» **Your task**
Return the lines exactly as they stand, from the first of the material through the line containing "const xRight = x(1200);".

--- begin Records for this task ---

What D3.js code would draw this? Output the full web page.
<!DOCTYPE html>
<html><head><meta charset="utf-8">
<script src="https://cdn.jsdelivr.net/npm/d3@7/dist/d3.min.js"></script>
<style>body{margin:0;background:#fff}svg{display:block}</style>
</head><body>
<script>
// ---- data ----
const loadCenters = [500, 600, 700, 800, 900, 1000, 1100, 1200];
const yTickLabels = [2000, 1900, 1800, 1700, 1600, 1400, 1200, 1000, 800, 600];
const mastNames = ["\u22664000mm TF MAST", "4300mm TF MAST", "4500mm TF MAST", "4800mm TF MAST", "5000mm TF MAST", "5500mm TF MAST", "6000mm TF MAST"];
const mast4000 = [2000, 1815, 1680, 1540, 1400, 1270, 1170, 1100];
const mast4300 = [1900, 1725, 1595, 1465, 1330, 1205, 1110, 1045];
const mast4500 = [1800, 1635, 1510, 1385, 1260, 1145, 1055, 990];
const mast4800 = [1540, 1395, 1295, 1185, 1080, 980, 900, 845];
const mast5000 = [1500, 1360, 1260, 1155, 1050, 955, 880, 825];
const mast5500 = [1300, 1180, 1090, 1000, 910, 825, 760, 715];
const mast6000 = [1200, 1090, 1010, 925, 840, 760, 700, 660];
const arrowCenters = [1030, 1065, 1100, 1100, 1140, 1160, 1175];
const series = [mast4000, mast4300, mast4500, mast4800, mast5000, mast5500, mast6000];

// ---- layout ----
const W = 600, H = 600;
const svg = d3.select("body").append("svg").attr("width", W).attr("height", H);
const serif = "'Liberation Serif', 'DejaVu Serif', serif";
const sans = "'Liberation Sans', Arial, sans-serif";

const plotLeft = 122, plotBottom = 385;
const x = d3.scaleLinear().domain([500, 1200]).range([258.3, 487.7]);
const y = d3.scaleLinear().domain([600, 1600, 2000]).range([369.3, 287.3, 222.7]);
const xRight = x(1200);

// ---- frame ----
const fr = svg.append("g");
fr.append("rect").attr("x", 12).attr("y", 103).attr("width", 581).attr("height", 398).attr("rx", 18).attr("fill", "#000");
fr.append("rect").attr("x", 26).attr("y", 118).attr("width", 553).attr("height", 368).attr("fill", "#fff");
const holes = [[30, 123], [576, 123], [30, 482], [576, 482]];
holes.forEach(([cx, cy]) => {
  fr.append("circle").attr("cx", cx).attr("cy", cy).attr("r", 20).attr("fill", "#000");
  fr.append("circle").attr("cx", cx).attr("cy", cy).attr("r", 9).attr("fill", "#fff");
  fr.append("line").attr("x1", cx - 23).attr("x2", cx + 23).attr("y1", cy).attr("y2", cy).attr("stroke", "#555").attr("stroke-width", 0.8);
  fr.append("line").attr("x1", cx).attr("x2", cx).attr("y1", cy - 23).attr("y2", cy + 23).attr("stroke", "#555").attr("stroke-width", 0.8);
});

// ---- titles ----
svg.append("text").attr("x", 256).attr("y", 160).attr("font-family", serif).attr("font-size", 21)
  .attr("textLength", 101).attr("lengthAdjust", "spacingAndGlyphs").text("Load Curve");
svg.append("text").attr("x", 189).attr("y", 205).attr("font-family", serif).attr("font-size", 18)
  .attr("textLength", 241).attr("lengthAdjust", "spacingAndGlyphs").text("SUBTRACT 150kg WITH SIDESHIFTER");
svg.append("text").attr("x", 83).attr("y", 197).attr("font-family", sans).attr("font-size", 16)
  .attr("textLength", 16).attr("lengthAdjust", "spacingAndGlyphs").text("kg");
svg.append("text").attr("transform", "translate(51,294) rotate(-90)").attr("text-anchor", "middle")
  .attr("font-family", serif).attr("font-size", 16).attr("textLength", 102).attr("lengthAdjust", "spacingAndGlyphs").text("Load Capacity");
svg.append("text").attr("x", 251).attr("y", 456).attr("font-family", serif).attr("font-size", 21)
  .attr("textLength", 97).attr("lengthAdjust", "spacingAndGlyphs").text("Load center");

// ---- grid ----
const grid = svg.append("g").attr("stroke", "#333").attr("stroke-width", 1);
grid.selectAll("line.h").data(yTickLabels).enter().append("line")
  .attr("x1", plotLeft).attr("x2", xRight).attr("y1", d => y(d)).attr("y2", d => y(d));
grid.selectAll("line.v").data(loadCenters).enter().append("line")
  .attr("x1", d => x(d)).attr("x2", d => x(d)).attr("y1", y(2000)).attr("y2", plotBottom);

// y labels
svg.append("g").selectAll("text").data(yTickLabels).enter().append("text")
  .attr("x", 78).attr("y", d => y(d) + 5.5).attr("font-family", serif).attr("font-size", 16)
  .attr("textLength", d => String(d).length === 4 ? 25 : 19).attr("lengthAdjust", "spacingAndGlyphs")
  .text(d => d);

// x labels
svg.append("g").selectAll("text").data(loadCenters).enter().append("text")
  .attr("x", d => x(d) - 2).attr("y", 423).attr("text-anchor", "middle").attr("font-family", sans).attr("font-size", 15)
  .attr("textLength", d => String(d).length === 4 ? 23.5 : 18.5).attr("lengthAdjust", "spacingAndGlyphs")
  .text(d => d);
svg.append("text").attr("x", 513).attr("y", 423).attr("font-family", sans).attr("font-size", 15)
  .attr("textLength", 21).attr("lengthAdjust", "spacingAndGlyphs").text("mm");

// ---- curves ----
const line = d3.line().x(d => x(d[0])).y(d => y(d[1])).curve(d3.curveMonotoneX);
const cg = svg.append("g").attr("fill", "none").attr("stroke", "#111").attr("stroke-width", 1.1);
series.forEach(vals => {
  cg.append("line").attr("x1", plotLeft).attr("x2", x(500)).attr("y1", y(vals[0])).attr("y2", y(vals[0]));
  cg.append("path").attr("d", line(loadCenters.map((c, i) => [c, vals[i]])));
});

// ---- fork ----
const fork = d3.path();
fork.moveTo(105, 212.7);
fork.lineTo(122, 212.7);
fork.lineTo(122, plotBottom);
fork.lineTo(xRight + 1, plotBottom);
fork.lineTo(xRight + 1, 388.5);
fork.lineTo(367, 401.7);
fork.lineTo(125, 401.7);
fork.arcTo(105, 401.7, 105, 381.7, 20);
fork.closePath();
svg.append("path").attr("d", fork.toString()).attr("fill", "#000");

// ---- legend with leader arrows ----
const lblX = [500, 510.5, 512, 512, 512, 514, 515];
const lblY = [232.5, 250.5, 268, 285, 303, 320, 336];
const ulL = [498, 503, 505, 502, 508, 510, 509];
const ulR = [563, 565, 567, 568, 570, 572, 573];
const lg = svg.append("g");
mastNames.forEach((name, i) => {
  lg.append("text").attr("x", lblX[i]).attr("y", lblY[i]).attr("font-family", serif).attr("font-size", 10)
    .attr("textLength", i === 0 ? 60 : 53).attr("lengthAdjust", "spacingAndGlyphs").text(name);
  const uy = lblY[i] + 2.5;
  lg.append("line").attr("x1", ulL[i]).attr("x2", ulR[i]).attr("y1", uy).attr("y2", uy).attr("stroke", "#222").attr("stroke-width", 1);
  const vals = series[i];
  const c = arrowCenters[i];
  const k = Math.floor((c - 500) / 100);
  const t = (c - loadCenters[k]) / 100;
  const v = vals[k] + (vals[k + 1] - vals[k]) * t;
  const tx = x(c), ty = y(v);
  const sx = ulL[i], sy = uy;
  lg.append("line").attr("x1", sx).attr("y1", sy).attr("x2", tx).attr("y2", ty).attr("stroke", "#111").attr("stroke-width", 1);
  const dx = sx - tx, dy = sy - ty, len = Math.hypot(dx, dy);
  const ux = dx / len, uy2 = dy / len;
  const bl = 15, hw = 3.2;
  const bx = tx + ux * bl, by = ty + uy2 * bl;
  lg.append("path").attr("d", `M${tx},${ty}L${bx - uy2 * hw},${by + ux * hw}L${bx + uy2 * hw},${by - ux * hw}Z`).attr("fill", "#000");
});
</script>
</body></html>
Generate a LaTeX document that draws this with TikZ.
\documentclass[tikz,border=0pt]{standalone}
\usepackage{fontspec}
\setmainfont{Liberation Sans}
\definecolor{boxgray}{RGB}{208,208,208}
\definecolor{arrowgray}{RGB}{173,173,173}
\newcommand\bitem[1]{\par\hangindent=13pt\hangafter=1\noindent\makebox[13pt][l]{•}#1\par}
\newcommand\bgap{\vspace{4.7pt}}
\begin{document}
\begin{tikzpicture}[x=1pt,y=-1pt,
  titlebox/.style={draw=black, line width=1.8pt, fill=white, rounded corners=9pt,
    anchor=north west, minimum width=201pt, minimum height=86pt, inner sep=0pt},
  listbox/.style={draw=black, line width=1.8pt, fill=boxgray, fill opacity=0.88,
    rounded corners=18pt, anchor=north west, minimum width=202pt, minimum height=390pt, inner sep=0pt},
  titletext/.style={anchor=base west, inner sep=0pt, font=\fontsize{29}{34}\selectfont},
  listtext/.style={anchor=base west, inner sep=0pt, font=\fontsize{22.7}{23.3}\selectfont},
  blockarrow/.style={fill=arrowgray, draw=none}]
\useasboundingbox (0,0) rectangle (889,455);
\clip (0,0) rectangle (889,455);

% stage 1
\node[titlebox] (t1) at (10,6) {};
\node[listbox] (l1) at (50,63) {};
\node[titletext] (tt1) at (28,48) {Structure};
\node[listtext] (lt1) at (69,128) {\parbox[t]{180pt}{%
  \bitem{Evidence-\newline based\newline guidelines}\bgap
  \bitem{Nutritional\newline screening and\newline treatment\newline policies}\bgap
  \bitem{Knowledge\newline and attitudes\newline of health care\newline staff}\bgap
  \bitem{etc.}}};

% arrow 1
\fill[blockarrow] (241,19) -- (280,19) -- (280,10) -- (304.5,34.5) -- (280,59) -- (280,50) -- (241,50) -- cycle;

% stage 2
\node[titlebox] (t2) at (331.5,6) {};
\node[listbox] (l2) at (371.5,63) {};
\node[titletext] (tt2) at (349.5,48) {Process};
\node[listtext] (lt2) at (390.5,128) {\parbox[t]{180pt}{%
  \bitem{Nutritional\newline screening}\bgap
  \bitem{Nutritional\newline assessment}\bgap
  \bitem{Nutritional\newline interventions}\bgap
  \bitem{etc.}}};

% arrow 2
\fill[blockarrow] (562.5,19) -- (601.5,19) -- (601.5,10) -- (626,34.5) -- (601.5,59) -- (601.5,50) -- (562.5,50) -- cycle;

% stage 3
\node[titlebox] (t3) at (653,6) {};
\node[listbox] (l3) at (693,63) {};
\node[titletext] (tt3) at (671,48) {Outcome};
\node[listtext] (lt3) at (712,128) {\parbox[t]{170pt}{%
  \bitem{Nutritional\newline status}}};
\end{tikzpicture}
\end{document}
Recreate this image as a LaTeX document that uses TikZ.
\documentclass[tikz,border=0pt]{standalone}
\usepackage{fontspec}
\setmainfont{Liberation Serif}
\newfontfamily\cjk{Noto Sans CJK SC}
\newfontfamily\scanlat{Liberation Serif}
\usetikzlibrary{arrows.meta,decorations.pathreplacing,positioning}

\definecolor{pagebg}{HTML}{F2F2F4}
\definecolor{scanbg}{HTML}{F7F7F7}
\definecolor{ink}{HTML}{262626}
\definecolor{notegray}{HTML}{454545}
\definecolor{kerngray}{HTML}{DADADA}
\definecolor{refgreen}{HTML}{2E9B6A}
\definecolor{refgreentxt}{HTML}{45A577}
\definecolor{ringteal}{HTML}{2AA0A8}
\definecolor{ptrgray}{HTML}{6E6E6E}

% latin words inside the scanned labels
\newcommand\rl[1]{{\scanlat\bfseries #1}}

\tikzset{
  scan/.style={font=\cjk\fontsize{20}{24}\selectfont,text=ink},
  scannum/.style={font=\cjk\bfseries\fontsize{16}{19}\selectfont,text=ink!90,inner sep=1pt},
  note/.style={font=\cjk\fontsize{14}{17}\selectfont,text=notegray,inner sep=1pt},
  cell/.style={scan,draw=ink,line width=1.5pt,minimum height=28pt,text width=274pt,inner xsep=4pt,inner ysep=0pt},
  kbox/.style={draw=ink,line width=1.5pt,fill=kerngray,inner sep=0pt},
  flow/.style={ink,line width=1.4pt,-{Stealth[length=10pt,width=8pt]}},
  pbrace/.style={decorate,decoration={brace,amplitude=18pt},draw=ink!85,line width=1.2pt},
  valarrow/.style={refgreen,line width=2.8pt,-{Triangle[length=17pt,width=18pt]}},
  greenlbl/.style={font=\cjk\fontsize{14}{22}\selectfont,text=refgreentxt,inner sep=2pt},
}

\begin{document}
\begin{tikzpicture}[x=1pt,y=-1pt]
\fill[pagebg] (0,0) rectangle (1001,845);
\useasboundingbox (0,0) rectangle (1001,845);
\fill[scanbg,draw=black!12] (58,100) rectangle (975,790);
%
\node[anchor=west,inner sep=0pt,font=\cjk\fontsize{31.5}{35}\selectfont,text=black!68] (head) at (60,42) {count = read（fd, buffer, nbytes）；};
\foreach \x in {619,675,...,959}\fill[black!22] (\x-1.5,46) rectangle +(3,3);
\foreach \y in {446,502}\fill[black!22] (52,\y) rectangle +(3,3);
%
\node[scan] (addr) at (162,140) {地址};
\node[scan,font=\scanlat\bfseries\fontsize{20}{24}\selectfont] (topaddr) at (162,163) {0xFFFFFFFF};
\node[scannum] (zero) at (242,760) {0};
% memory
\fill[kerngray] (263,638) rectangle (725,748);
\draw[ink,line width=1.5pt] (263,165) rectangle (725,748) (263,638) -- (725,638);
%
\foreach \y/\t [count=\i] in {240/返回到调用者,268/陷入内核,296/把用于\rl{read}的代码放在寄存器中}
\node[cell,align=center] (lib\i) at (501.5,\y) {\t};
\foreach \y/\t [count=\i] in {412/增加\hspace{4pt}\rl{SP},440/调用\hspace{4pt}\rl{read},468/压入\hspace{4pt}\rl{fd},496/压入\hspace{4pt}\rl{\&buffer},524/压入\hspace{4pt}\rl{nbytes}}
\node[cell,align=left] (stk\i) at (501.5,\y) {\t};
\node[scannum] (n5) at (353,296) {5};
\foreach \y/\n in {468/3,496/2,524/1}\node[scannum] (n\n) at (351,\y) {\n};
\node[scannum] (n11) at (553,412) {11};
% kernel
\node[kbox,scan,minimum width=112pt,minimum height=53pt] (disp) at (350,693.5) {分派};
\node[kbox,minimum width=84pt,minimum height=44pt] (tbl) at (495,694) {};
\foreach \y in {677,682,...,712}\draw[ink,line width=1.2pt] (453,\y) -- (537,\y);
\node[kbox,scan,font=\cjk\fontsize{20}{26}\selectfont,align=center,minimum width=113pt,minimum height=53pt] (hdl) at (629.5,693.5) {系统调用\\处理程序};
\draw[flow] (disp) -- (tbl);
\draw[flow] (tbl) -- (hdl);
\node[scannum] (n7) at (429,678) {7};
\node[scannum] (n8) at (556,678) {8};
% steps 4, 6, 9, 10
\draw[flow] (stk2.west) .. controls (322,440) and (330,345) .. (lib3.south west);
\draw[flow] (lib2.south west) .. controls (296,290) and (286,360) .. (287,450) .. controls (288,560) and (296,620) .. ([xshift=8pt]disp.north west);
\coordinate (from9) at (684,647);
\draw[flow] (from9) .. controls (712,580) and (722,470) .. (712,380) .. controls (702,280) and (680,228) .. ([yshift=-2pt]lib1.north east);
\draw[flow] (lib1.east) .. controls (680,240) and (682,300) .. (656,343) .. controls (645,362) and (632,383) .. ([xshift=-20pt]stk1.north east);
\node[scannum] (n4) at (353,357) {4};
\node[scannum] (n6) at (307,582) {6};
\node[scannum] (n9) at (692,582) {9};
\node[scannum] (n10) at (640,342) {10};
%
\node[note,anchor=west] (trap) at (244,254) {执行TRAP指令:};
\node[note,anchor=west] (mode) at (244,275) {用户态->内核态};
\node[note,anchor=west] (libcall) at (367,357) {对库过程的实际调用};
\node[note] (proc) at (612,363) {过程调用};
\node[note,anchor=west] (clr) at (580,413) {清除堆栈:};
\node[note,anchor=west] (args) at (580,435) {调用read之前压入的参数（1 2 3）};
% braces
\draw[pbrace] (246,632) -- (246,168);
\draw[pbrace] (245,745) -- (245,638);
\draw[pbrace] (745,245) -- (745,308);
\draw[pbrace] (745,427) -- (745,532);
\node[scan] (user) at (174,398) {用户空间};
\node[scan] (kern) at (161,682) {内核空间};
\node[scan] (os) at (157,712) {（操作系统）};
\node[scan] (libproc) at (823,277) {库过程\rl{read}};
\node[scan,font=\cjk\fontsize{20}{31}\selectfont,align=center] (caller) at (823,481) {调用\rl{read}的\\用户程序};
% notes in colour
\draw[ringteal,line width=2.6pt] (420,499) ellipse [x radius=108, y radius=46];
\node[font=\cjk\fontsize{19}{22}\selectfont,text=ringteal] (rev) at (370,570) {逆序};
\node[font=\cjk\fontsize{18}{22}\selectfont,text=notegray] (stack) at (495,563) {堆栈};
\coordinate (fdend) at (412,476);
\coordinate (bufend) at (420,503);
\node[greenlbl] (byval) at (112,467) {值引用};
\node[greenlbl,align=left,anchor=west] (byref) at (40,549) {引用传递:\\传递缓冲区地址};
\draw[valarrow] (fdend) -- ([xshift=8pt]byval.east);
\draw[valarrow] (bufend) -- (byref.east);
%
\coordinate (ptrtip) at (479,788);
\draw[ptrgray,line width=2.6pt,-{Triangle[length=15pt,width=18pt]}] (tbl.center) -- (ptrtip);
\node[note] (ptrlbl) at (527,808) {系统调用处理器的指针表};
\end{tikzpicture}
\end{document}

--- end Records for this task ---

» **Written solution**
What D3.js code would draw this? Output the full web page.
<!DOCTYPE html>
<html><head><meta charset="utf-8">
<script src="https://cdn.jsdelivr.net/npm/d3@7/dist/d3.min.js"></script>
<style>body{margin:0;background:#fff}svg{display:block}</style>
</head><body>
<script>
// ---- data ----
const loadCenters = [500, 600, 700, 800, 900, 1000, 1100, 1200];
const yTickLabels = [2000, 1900, 1800, 1700, 1600, 1400, 1200, 1000, 800, 600];
const mastNames = ["\u22664000mm TF MAST", "4300mm TF MAST", "4500mm TF MAST", "4800mm TF MAST", "5000mm TF MAST", "5500mm TF MAST", "6000mm TF MAST"];
const mast4000 = [2000, 1815, 1680, 1540, 1400, 1270, 1170, 1100];
const mast4300 = [1900, 1725, 1595, 1465, 1330, 1205, 1110, 1045];
const mast4500 = [1800, 1635, 1510, 1385, 1260, 1145, 1055, 990];
const mast4800 = [1540, 1395, 1295, 1185, 1080, 980, 900, 845];
const mast5000 = [1500, 1360, 1260, 1155, 1050, 955, 880, 825];
const mast5500 = [1300, 1180, 1090, 1000, 910, 825, 760, 715];
const mast6000 = [1200, 1090, 1010, 925, 840, 760, 700, 660];
const arrowCenters = [1030, 1065, 1100, 1100, 1140, 1160, 1175];
const series = [mast4000, mast4300, mast4500, mast4800, mast5000, mast5500, mast6000];

// ---- layout ----
const W = 600, H = 600;
const svg = d3.select("body").append("svg").attr("width", W).attr("height", H);
const serif = "'Liberation Serif', 'DejaVu Serif', serif";
const sans = "'Liberation Sans', Arial, sans-serif";

const plotLeft = 122, plotBottom = 385;
const x = d3.scaleLinear().domain([500, 1200]).range([258.3, 487.7]);
const y = d3.scaleLinear().domain([600, 1600, 2000]).range([369.3, 287.3, 222.7]);
const xRight = x(1200);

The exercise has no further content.